Goal
Extract, in full, the lines below, beginning at the first and ending with the line that contains "const vLines = [0.6, 0.7, 0.77, 0.85];". Pictures do not belong in the copy.

Dataset content
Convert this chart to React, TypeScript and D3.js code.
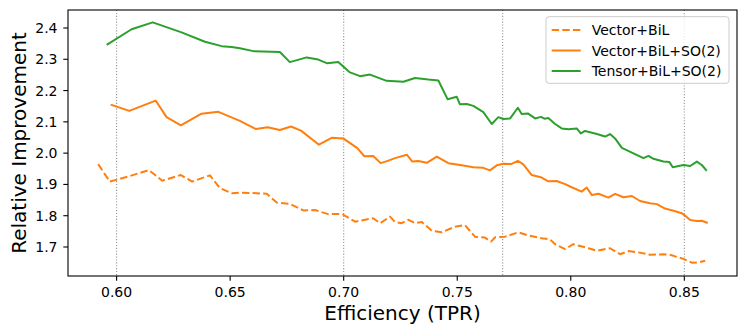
import React from "react";
import * as d3 from "d3";

const xTicks = [0.6, 0.65, 0.7, 0.75, 0.8, 0.85];
const yTicks = [1.7, 1.8, 1.9, 2.0, 2.1, 2.2, 2.3, 2.4];
const vLines = [0.6, 0.7, 0.77, 0.85];

const seriesNames = ["Vector+BiL", "Vector+BiL+SO(2)", "Tensor+BiL+SO(2)"];

const dashedX = [0.5919, 0.597, 0.6051, 0.6142, 0.6201, 0.6283, 0.6333, 0.6411, 0.6455, 0.6507, 0.6543, 0.6617, 0.6661, 0.6705, 0.6763, 0.6822, 0.6874, 0.6932, 0.6991, 0.705, 0.713, 0.716, 0.7204, 0.7226, 0.7255, 0.7285, 0.7314, 0.7344, 0.7388, 0.7432, 0.749, 0.7534, 0.7578, 0.7622, 0.7649, 0.7667, 0.7711, 0.7769, 0.7813, 0.7872, 0.7909, 0.7931, 0.7975, 0.8011, 0.8041, 0.8078, 0.8115, 0.8173, 0.8217, 0.8254, 0.8305, 0.8349, 0.8408, 0.8437, 0.8496, 0.8533, 0.8562, 0.8592];
const dashedY = [1.965, 1.909, 1.925, 1.946, 1.912, 1.93, 1.909, 1.929, 1.888, 1.872, 1.874, 1.872, 1.87, 1.842, 1.838, 1.817, 1.818, 1.805, 1.806, 1.781, 1.792, 1.776, 1.797, 1.78, 1.776, 1.787, 1.776, 1.78, 1.752, 1.747, 1.765, 1.77, 1.733, 1.73, 1.717, 1.731, 1.733, 1.747, 1.737, 1.728, 1.724, 1.709, 1.693, 1.709, 1.703, 1.696, 1.688, 1.696, 1.677, 1.687, 1.682, 1.675, 1.677, 1.675, 1.662, 1.65, 1.651, 1.656];

const solidX = [0.5978, 0.6056, 0.6172, 0.622, 0.6283, 0.6374, 0.6448, 0.6543, 0.6614, 0.6665, 0.6719, 0.6768, 0.6812, 0.6891, 0.6947, 0.6998, 0.706, 0.7091, 0.713, 0.7163, 0.7197, 0.7226, 0.7278, 0.7302, 0.7329, 0.7366, 0.741, 0.7461, 0.752, 0.7571, 0.7615, 0.7644, 0.7674, 0.7703, 0.7737, 0.7767, 0.7791, 0.7828, 0.7872, 0.7901, 0.7938, 0.7975, 0.8004, 0.8048, 0.807, 0.8093, 0.8122, 0.8166, 0.8195, 0.8232, 0.8269, 0.8305, 0.8349, 0.8379, 0.8415, 0.8452, 0.8489, 0.85, 0.8526, 0.8555, 0.8577, 0.8599];
const solidY = [2.154, 2.135, 2.168, 2.115, 2.089, 2.126, 2.132, 2.103, 2.077, 2.083, 2.074, 2.085, 2.072, 2.027, 2.049, 2.047, 2.016, 1.99, 1.991, 1.968, 1.976, 1.984, 1.995, 1.973, 1.975, 1.969, 1.989, 1.968, 1.961, 1.955, 1.953, 1.945, 1.961, 1.966, 1.965, 1.975, 1.964, 1.93, 1.922, 1.91, 1.911, 1.901, 1.891, 1.877, 1.89, 1.866, 1.87, 1.858, 1.87, 1.859, 1.863, 1.847, 1.84, 1.837, 1.823, 1.816, 1.808, 1.802, 1.786, 1.783, 1.784, 1.778];

const tensorX = [0.596, 0.6066, 0.6159, 0.6286, 0.6389, 0.6463, 0.6507, 0.6543, 0.6602, 0.6719, 0.6763, 0.6837, 0.6888, 0.6928, 0.6976, 0.7025, 0.7072, 0.7116, 0.7189, 0.7263, 0.7314, 0.7373, 0.7417, 0.7458, 0.7498, 0.7512, 0.7542, 0.7571, 0.7615, 0.7652, 0.7681, 0.7703, 0.7733, 0.7767, 0.7784, 0.7811, 0.7843, 0.7869, 0.7884, 0.7901, 0.7931, 0.796, 0.799, 0.8026, 0.8044, 0.8063, 0.8115, 0.8151, 0.8173, 0.8195, 0.8225, 0.8276, 0.832, 0.8342, 0.8364, 0.8408, 0.8434, 0.8449, 0.8496, 0.8526, 0.8555, 0.8577, 0.8596];
const tensorY = [2.348, 2.396, 2.418, 2.386, 2.356, 2.342, 2.339, 2.335, 2.326, 2.323, 2.291, 2.306, 2.299, 2.287, 2.291, 2.259, 2.246, 2.251, 2.231, 2.228, 2.24, 2.235, 2.232, 2.172, 2.18, 2.156, 2.157, 2.151, 2.131, 2.093, 2.115, 2.109, 2.111, 2.145, 2.125, 2.127, 2.111, 2.116, 2.11, 2.112, 2.093, 2.079, 2.076, 2.079, 2.063, 2.071, 2.061, 2.053, 2.061, 2.047, 2.017, 1.999, 1.984, 1.991, 1.982, 1.973, 1.972, 1.955, 1.962, 1.959, 1.973, 1.962, 1.946];

const W = 747;
const H = 335;
const L = 68, R = 737, T = 10, B = 276;
const FONT = "DejaVu Sans, Liberation Sans, sans-serif";

export default function App() {
  const x = d3.scaleLinear().domain([0.5786, 0.8732]).range([L, R]);
  const y = d3.scaleLinear().domain([1.6073, 2.4575]).range([B, T]);
  const line = d3
    .line<[number, number]>()
    .x((d) => x(d[0]))
    .y((d) => y(d[1]));
  const zip = (a: number[], b: number[]) => a.map((v, i) => [v, b[i]] as [number, number]);

  const series = [
    { name: seriesNames[0], data: zip(dashedX, dashedY), color: "#ff7f0e", dash: "7.4,3.2" },
    { name: seriesNames[1], data: zip(solidX, solidY), color: "#ff7f0e", dash: undefined },
    { name: seriesNames[2], data: zip(tensorX, tensorY), color: "#2ca02c", dash: undefined },
  ];

  const legX = 546, legY = 16.7, legW = 183, legH = 66.6;
  const rowYs = [30, 50.5, 71];

  return (
    <svg width={W} height={H} style={{ position: "fixed", left: 0, top: 0, background: "#fff" }} fontFamily={FONT}>
      <rect x={0} y={0} width={W} height={H} fill="#fff" />
      {vLines.map((v) => (
        <line key={v} x1={x(v)} x2={x(v)} y1={T} y2={B} stroke="#808080" strokeOpacity={0.85} strokeWidth={1.1} strokeDasharray="1.1,1.8" />
      ))}
      <g clipPath="url(#clip)">
        {series.map((s) => (
          <path key={s.name} d={line(s.data) || ""} fill="none" stroke={s.color} strokeWidth={2} strokeDasharray={s.dash} strokeLinejoin="round" strokeLinecap={s.dash ? "butt" : "square"} />
        ))}
      </g>
      <defs>
        <clipPath id="clip">
          <rect x={L} y={T} width={R - L} height={B - T} />
        </clipPath>
      </defs>
      <rect x={L} y={T} width={R - L} height={B - T} fill="none" stroke="#000" strokeWidth={1.1} />
      {xTicks.map((t) => (
        <g key={t}>
          <line x1={x(t)} x2={x(t)} y1={B} y2={B + 4.7} stroke="#000" strokeWidth={1.1} />
          <text x={x(t)} y={297} fontSize={14} textAnchor="middle" fill="#000">{t.toFixed(2)}</text>
        </g>
      ))}
      {yTicks.map((t) => (
        <g key={t}>
          <line x1={L - 4.7} x2={L} y1={y(t)} y2={y(t)} stroke="#000" strokeWidth={1.1} />
          <text x={57.5} y={y(t)} dy="0.36em" fontSize={14} textAnchor="end" fill="#000">{t.toFixed(1)}</text>
        </g>
      ))}
      <text x={(L + R) / 2} y={320} fontSize={20} textAnchor="middle" fill="#000">Efficiency (TPR)</text>
      <text transform={`translate(26,${(T + B) / 2}) rotate(-90)`} fontSize={20} textAnchor="middle" fill="#000">Relative Improvement</text>
      <rect x={legX} y={legY} width={legW} height={legH} rx={3} fill="#fff" fillOpacity={0.8} stroke="#cccccc" strokeWidth={1} />
      {series.map((s, i) => (
        <g key={s.name}>
          <line x1={551.7} x2={580.7} y1={rowYs[i]} y2={rowYs[i]} stroke={s.color} strokeWidth={2} strokeDasharray={s.dash} />
          <text x={591.7} y={rowYs[i]} dy="0.36em" fontSize={14} fill="#000">{s.name}</text>
        </g>
      ))}
    </svg>
  );
}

Exercise answer
Convert this chart to React, TypeScript and D3.js code.
import React from "react";
import * as d3 from "d3";

const xTicks = [0.6, 0.65, 0.7, 0.75, 0.8, 0.85];
const yTicks = [1.7, 1.8, 1.9, 2.0, 2.1, 2.2, 2.3, 2.4];
const vLines = [0.6, 0.7, 0.77, 0.85];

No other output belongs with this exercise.